(Stored records)

— START —

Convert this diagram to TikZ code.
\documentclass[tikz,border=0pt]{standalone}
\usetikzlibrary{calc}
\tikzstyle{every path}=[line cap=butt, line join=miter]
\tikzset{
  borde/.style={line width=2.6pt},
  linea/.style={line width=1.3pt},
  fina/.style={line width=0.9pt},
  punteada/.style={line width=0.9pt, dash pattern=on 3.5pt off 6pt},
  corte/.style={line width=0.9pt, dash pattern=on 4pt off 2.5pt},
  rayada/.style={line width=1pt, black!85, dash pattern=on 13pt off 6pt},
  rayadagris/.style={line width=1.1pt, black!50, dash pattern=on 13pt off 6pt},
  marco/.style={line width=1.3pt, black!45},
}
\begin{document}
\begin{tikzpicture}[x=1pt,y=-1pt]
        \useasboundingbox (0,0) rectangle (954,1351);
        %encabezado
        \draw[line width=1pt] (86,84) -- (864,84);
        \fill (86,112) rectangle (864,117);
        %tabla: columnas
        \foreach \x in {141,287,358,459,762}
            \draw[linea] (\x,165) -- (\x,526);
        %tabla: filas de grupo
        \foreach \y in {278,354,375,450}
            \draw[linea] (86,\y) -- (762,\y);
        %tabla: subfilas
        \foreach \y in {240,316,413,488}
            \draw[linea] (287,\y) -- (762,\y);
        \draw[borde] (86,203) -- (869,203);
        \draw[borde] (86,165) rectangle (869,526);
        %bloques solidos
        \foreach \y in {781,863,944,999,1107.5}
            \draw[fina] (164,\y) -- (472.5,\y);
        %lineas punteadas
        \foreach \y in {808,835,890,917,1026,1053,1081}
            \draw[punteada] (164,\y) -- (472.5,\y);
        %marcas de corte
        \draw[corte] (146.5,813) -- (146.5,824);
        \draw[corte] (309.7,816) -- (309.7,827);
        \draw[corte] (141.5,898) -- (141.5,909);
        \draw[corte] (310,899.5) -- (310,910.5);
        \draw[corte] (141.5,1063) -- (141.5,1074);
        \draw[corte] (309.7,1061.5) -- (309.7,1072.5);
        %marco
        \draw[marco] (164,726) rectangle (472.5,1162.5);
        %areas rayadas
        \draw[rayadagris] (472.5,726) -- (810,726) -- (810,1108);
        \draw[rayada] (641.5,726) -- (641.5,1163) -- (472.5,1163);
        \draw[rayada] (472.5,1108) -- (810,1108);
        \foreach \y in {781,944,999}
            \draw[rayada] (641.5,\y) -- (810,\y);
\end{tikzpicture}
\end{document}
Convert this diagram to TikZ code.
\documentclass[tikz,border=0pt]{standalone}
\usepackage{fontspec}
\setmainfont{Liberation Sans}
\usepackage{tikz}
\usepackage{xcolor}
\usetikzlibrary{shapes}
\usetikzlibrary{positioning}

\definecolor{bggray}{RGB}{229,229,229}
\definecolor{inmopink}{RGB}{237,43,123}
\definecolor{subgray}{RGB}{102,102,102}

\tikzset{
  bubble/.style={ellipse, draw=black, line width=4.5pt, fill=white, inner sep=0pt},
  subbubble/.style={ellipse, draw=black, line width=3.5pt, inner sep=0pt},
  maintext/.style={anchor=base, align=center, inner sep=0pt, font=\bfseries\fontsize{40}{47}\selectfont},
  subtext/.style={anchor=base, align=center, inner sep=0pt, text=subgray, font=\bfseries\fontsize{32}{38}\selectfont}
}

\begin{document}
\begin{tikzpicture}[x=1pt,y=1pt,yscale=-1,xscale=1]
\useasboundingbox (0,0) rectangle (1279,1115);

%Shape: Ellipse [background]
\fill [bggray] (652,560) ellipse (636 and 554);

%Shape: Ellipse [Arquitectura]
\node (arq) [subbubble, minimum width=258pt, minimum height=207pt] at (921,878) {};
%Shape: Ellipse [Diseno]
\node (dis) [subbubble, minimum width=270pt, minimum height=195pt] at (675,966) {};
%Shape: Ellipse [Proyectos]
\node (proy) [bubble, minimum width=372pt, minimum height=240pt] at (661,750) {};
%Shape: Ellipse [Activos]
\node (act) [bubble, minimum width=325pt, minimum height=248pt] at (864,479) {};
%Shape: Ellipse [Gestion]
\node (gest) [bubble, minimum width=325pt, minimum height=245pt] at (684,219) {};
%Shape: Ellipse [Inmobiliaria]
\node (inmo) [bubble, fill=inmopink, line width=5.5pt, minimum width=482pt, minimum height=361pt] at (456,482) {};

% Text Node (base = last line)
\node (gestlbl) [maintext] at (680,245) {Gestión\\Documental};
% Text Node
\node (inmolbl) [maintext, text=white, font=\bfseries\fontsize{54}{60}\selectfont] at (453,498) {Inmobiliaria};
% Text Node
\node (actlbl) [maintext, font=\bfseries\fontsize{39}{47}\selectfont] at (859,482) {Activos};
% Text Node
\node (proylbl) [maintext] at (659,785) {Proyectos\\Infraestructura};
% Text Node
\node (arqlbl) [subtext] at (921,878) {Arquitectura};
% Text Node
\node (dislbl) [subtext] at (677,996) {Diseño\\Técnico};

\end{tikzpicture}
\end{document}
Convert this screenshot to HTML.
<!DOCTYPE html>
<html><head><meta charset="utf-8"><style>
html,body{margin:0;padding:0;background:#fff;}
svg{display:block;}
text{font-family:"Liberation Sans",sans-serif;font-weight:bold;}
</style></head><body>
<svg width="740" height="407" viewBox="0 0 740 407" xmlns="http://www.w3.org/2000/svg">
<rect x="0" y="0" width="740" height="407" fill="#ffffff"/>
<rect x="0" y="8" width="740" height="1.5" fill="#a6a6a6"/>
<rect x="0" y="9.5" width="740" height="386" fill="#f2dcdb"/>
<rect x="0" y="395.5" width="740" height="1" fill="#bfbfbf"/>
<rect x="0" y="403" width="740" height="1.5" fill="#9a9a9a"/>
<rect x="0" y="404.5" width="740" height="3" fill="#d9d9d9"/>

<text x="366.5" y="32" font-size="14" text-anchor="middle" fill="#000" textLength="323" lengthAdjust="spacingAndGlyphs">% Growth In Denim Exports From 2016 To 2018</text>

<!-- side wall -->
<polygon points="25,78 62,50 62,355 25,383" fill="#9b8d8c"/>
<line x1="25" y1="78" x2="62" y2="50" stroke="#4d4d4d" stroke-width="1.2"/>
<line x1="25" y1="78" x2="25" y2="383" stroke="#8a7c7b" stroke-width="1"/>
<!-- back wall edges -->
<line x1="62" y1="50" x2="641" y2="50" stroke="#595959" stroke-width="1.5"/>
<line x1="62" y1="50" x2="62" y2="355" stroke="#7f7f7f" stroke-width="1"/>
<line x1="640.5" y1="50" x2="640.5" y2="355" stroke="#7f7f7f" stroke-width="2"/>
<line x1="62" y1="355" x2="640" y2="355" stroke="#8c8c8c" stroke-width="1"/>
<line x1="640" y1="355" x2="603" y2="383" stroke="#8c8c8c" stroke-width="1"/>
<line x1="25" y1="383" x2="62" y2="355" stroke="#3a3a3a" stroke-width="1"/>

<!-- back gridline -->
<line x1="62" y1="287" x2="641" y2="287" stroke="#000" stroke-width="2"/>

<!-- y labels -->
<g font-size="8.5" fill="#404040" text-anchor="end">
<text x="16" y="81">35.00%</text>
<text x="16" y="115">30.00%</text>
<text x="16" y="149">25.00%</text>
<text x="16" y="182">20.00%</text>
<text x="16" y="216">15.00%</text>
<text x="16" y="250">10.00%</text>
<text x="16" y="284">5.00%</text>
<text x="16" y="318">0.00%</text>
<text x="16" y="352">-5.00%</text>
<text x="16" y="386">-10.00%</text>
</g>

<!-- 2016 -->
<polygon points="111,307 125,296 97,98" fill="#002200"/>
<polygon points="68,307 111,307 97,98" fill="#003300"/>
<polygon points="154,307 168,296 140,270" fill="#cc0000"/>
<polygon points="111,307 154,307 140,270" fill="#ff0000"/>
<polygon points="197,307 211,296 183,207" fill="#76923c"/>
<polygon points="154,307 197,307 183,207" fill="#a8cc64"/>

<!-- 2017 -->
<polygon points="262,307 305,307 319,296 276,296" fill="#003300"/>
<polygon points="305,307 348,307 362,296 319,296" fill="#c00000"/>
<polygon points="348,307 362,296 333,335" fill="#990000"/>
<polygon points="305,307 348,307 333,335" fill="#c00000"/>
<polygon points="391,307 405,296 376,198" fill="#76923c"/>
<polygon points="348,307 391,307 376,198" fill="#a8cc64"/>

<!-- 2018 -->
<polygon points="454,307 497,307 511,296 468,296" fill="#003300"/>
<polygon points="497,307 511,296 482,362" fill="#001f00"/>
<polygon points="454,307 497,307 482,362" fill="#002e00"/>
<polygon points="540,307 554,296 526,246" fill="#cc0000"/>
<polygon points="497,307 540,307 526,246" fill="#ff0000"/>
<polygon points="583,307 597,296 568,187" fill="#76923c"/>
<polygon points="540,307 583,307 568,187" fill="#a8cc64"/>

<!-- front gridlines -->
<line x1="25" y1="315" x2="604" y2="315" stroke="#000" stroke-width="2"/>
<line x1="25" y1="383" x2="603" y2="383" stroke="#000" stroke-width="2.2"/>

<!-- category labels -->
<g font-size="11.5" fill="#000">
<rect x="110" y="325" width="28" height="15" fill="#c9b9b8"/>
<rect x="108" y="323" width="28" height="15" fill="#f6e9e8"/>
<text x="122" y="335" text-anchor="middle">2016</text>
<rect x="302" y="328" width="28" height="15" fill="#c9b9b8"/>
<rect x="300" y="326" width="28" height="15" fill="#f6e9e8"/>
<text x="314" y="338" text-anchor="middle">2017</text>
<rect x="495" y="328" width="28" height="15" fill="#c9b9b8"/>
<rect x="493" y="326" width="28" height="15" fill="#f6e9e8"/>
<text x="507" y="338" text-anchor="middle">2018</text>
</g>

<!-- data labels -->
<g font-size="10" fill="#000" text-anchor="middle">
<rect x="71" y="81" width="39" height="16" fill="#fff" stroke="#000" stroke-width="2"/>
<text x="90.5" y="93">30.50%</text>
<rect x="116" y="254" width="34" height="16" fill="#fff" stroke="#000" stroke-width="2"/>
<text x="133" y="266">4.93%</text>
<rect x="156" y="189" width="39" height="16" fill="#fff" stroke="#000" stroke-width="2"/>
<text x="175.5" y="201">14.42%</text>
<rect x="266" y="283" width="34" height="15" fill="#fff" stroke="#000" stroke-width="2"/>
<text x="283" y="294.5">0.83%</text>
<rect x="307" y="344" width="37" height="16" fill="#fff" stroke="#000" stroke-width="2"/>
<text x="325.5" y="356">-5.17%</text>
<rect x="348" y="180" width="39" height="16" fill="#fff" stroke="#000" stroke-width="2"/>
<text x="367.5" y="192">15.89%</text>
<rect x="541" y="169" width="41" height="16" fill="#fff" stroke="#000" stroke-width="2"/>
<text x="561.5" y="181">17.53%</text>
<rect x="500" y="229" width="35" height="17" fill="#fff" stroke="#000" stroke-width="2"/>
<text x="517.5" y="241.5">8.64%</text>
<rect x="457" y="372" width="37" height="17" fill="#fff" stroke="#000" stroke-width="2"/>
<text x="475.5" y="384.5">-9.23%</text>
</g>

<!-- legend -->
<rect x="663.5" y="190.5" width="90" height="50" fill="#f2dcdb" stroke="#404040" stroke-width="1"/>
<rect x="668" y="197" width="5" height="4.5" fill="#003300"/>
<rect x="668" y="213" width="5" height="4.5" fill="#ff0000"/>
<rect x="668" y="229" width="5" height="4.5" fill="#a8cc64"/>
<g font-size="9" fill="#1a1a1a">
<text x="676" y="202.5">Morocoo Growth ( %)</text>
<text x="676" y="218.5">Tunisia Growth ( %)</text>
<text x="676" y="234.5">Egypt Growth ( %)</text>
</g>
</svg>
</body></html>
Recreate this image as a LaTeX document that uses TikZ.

— END —

▸ Request:
Copy every line above in which the string "this" shows up.

▸ Finished exercise:
Convert this diagram to TikZ code.
Convert this diagram to TikZ code.
Convert this screenshot to HTML.
Recreate this image as a LaTeX document that uses TikZ.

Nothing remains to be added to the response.